Billions are being lost to cyber-crime each year, and the problem seems to be getting worse. So could we ever create unhackable computers beyond the reach of criminals and spies? Israeli researchers are coming up with some interesting solutions.

The key to stopping the hackers, explains Neatsun Ziv, vice president of cyber-security products at Tel Aviv-based Check Point Security Technologies, is to make hacking unprofitable.

"We're currently tracking 150 hacking groups a week, and they're making $100,000 a week each," he tells the BBC.

"If we raise the bar, they lose money. They don't want to lose money."

This means making it difficult enough for hackers to break in that they choose easier targets.

And this has been the main principle governing the cyber-security industry ever since it was invented - surrounding businesses with enough armour plating to make it too time-consuming for hackers to drill through. The rhinoceros approach, you might call it.

But some think the industry needs to be less rhinoceros and more chameleon, camouflaging itself against attack.

"We need to bring prevention back into the game," says Yuval Danieli, vice president of customer services at Israeli cyber-security firm Morphisec.
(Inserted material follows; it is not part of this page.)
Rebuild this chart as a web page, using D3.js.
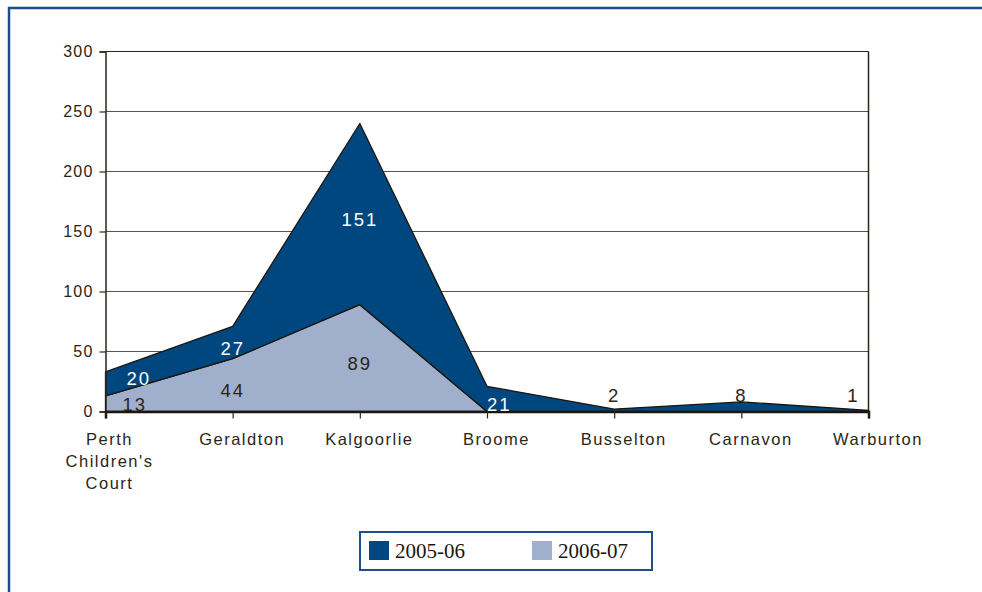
<!DOCTYPE html>
<html>
<head>
<meta charset="utf-8">
<script src="https://cdn.jsdelivr.net/npm/d3@7"></script>
<style>
  body { margin: 0; background: #fff; }
  text { font-family: "Liberation Sans", Arial, sans-serif; fill: #2b2519; }
</style>
</head>
<body>
<div id="chart"></div>
<script>
// Data
const categories = ["Perth Children's Court", "Geraldton", "Kalgoorlie", "Broome", "Busselton", "Carnavon", "Warburton"];
const categoryLines = [["Perth", "Children's", "Court"], ["Geraldton"], ["Kalgoorlie"], ["Broome"], ["Busselton"], ["Carnavon"], ["Warburton"]];
const series2005 = [20, 27, 151, 21, 2, 8, 1];
const series2006 = [13, 44, 89, 0, 0, 0, 0];
const seriesNames = ["2005-06", "2006-07"];
const yTicks = [0, 50, 100, 150, 200, 250, 300];

const width = 982, height = 592;
const margin = { top: 51.5, right: 113.5, bottom: 180.5, left: 105.5 };

const colors = { "2005-06": "#00477f", "2006-07": "#9fafcc" };

const svg = d3.select("#chart").append("svg")
    .attr("width", width)
    .attr("height", height);

// outer frame, runs off the right and bottom edges
svg.append("rect")
    .attr("x", 9).attr("y", 8)
    .attr("width", 1000).attr("height", 620)
    .attr("fill", "none")
    .attr("stroke", "#1f4f8a")
    .attr("stroke-width", 2.5);

const rows = categories.map((c, i) => ({ cat: c, "2005-06": series2005[i], "2006-07": series2006[i] }));

const x = d3.scalePoint()
    .domain(categories)
    .range([margin.left, width - margin.right])
    .padding(0);

const y = d3.scaleLinear()
    .domain([0, 300])
    .range([height - margin.bottom, margin.top]);

// gridlines
svg.append("g")
    .selectAll("line")
    .data(yTicks.filter(t => t > 0))
    .join("line")
    .attr("x1", margin.left).attr("x2", width - margin.right)
    .attr("y1", d => y(d)).attr("y2", d => y(d))
    .attr("stroke", d => d === 300 ? "#2b2519" : "#5a5446")
    .attr("stroke-width", 1.2);

// right border of plot
svg.append("line")
    .attr("x1", width - margin.right).attr("x2", width - margin.right)
    .attr("y1", y(300)).attr("y2", y(0))
    .attr("stroke", "#2b2519").attr("stroke-width", 1.5);

// stacked areas, 2006-07 at the bottom
const stack = d3.stack().keys(["2006-07", "2005-06"]);
const layers = stack(rows);

const area = d3.area()
    .x(d => x(d.data.cat))
    .y0(d => y(d[0]))
    .y1(d => y(d[1]));

svg.append("g")
    .selectAll("path")
    .data(layers)
    .join("path")
    .attr("d", area)
    .attr("fill", d => colors[d.key])
    .attr("stroke", "#1a160e")
    .attr("stroke-width", 1.3)
    .attr("stroke-linejoin", "round");

// y axis
const yAxis = d3.axisLeft(y).tickValues(yTicks).tickSize(6).tickPadding(6);
const yg = svg.append("g")
    .attr("transform", `translate(${margin.left},0)`)
    .call(yAxis);
yg.select(".domain").attr("stroke", "#2b2519").attr("stroke-width", 1.5);
yg.selectAll(".tick line").attr("stroke", "#2b2519").attr("stroke-width", 1.2);
yg.selectAll(".tick text")
    .style("font-size", "16px")
    .style("letter-spacing", "1.2px")
    .attr("fill", "#2b2519");

// x axis
const xAxis = d3.axisBottom(x).tickSize(7).tickFormat("");
const xg = svg.append("g")
    .attr("transform", `translate(0,${y(0)})`)
    .call(xAxis);
xg.select(".domain").attr("stroke", "#1a160e").attr("stroke-width", 2.5);
xg.selectAll(".tick line").attr("stroke", "#2b2519").attr("stroke-width", 1.2);

// category labels (the original sits them a little right of the ticks)
const catLabel = svg.append("g")
    .selectAll("text")
    .data(categories)
    .join("text")
    .attr("x", (d, i) => x(d) + (categoryLines[i].length > 1 ? 4 : 9.5))
    .attr("y", y(0) + 33)
    .attr("text-anchor", "middle")
    .style("font-size", "16.5px")
    .style("letter-spacing", "1.5px");
catLabel.selectAll("tspan")
    .data((d, i) => categoryLines[i])
    .join("tspan")
    .attr("x", function() { return d3.select(this.parentNode).attr("x"); })
    .attr("dy", (d, i) => i === 0 ? 0 : 22)
    .text(d => d);

// data labels: centred in their band, kept above the axis,
// thin bands get a dark label above the line
const last = categories.length - 1;
const baseY = y(0);
const labelData = [];
layers.forEach(layer => {
    layer.forEach((d, i) => {
        const v = d[1] - d[0];
        if (v <= 0) return;
        const small = v < 10;
        let by = small ? baseY - 10 : Math.min(y((d[0] + d[1]) / 2) + 12, baseY - 1);
        labelData.push({ key: layer.key, i, v, lo: d[0], by, small });
    });
});
// push upper labels away from the ones below them
labelData.forEach(a => {
    const below = labelData.find(b => b.i === a.i && b.key !== a.key && b.lo < a.lo);
    if (below && below.by - a.by < 26) a.by = below.by - 26;
});

svg.append("g")
    .selectAll("text")
    .data(labelData)
    .join("text")
    .attr("x", d => {
        const px = x(categories[d.i]);
        if (d.i === 0) return px + (d.key === "2005-06" ? 21 : 17);
        if (d.i === last) return px - 9;
        return px;
    })
    .attr("y", d => d.by)
    .attr("text-anchor", d => {
        if (d.i === 0) return "start";
        if (d.i === last) return "end";
        if (!d.small && d.lo === 0 && d.key === "2005-06") return "start";
        return "middle";
    })
    .style("font-size", "18.5px")
    .style("letter-spacing", "2px")
    .style("fill", d => (d.key === "2005-06" && !d.small) ? "#ffffff" : "#2b2519")
    .text(d => d.v);

// legend
const legend = svg.append("g").attr("transform", "translate(360,532)");
legend.append("rect")
    .attr("width", 292).attr("height", 38)
    .attr("fill", "#fff")
    .attr("stroke", "#1f4f8a")
    .attr("stroke-width", 2);

const items = legend.selectAll("g.item")
    .data(seriesNames)
    .join("g")
    .attr("class", "item")
    .attr("transform", (d, i) => `translate(${9 + i * 163},9)`);
items.append("rect")
    .attr("width", 20).attr("height", 19)
    .attr("fill", d => colors[d]);
items.append("text")
    .attr("x", 26).attr("y", 16.5)
    .style("font-family", "'Liberation Serif', 'Times New Roman', serif")
    .style("font-size", "21px")
    .style("fill", "#1a160e")
    .text(d => d);
</script>
</body>
</html>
"Most of the world is busy with detection and remediation - threat hunting - instead of preventing the cyber-attack before it occurs."

Morphisec - born out of research done at Ben-Gurion University - has developed what it calls "moving target security". It's a way of scrambling the names, locations and references of each file and software application in a computer's memory to make it harder for malware to get its teeth stuck in to your system.

The mutation occurs each time the computer is turned on so the system is never configured the same way twice. The firm's tech is used to protect the London Stock Exchange and Japanese industrial robotics firm Yaskawa, as well as bank and hotel chains.